### [DATASET ENTRIES]

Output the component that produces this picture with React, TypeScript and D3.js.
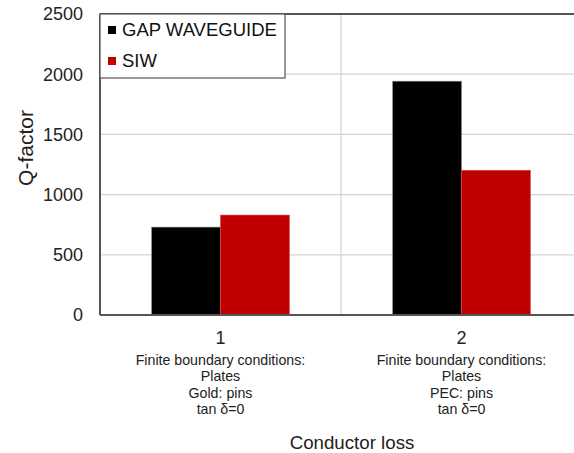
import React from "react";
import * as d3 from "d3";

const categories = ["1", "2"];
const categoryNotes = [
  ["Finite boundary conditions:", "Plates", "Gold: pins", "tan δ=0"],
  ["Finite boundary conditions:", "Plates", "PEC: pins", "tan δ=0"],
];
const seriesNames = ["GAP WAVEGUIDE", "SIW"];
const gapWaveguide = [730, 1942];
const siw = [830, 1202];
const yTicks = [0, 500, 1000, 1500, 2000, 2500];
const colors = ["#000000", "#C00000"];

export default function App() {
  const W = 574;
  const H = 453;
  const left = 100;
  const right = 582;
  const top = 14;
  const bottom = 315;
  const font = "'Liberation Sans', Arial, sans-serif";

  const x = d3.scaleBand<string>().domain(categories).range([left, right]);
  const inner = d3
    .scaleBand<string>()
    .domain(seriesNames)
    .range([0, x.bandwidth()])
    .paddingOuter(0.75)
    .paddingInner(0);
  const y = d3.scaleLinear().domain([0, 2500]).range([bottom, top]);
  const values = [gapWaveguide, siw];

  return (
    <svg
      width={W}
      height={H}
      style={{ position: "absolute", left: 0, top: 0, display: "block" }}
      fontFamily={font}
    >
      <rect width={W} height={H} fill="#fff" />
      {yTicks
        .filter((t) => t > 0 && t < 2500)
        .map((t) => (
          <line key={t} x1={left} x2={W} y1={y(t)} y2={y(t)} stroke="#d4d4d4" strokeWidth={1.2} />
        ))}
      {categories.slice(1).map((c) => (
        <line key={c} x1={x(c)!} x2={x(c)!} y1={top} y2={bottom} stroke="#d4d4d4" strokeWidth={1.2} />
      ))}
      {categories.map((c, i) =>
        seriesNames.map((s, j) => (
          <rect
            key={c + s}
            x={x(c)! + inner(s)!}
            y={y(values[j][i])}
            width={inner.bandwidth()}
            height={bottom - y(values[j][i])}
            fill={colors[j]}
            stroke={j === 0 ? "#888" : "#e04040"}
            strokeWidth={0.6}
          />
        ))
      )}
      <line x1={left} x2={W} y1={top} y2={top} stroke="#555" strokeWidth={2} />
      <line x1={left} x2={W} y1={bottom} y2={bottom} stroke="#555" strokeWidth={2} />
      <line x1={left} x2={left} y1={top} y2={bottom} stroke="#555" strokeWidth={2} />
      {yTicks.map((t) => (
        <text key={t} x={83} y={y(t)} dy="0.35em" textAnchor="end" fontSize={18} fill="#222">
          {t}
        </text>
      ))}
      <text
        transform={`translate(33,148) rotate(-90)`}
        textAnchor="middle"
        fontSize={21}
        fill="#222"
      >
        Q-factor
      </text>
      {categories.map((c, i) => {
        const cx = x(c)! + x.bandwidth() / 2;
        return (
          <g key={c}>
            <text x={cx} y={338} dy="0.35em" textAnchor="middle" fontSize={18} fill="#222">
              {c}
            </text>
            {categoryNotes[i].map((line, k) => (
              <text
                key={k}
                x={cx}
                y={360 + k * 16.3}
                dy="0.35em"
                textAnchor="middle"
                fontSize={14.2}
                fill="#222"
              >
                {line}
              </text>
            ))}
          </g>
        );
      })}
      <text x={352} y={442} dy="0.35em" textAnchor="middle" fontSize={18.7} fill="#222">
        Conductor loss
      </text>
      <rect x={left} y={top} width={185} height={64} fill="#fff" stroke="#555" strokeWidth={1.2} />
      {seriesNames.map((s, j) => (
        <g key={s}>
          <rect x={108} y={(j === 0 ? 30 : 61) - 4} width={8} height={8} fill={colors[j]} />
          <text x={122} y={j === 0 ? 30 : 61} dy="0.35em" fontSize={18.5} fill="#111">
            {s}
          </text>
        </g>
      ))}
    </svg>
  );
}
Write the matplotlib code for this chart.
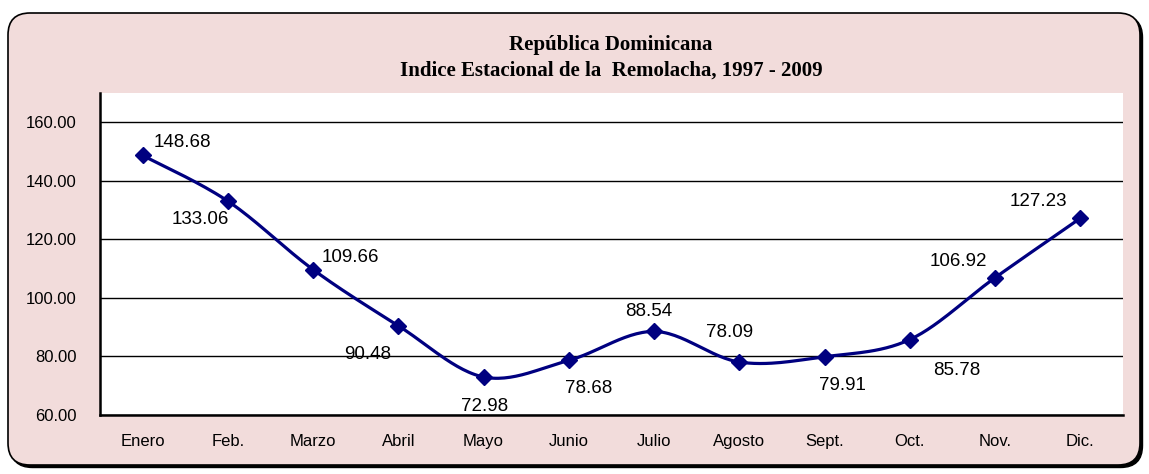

### [GIVEN PROBLEM]
Restate each line from the start of the listing through the line bearing "const values = [gapWaveguide, siw];" word for word. Drop the pictures.

### [SOLUTION FOR THIS TASK]
Output the component that produces this picture with React, TypeScript and D3.js.
import React from "react";
import * as d3 from "d3";

const categories = ["1", "2"];
const categoryNotes = [
  ["Finite boundary conditions:", "Plates", "Gold: pins", "tan δ=0"],
  ["Finite boundary conditions:", "Plates", "PEC: pins", "tan δ=0"],
];
const seriesNames = ["GAP WAVEGUIDE", "SIW"];
const gapWaveguide = [730, 1942];
const siw = [830, 1202];
const yTicks = [0, 500, 1000, 1500, 2000, 2500];
const colors = ["#000000", "#C00000"];

export default function App() {
  const W = 574;
  const H = 453;
  const left = 100;
  const right = 582;
  const top = 14;
  const bottom = 315;
  const font = "'Liberation Sans', Arial, sans-serif";

  const x = d3.scaleBand<string>().domain(categories).range([left, right]);
  const inner = d3
    .scaleBand<string>()
    .domain(seriesNames)
    .range([0, x.bandwidth()])
    .paddingOuter(0.75)
    .paddingInner(0);
  const y = d3.scaleLinear().domain([0, 2500]).range([bottom, top]);
  const values = [gapWaveguide, siw];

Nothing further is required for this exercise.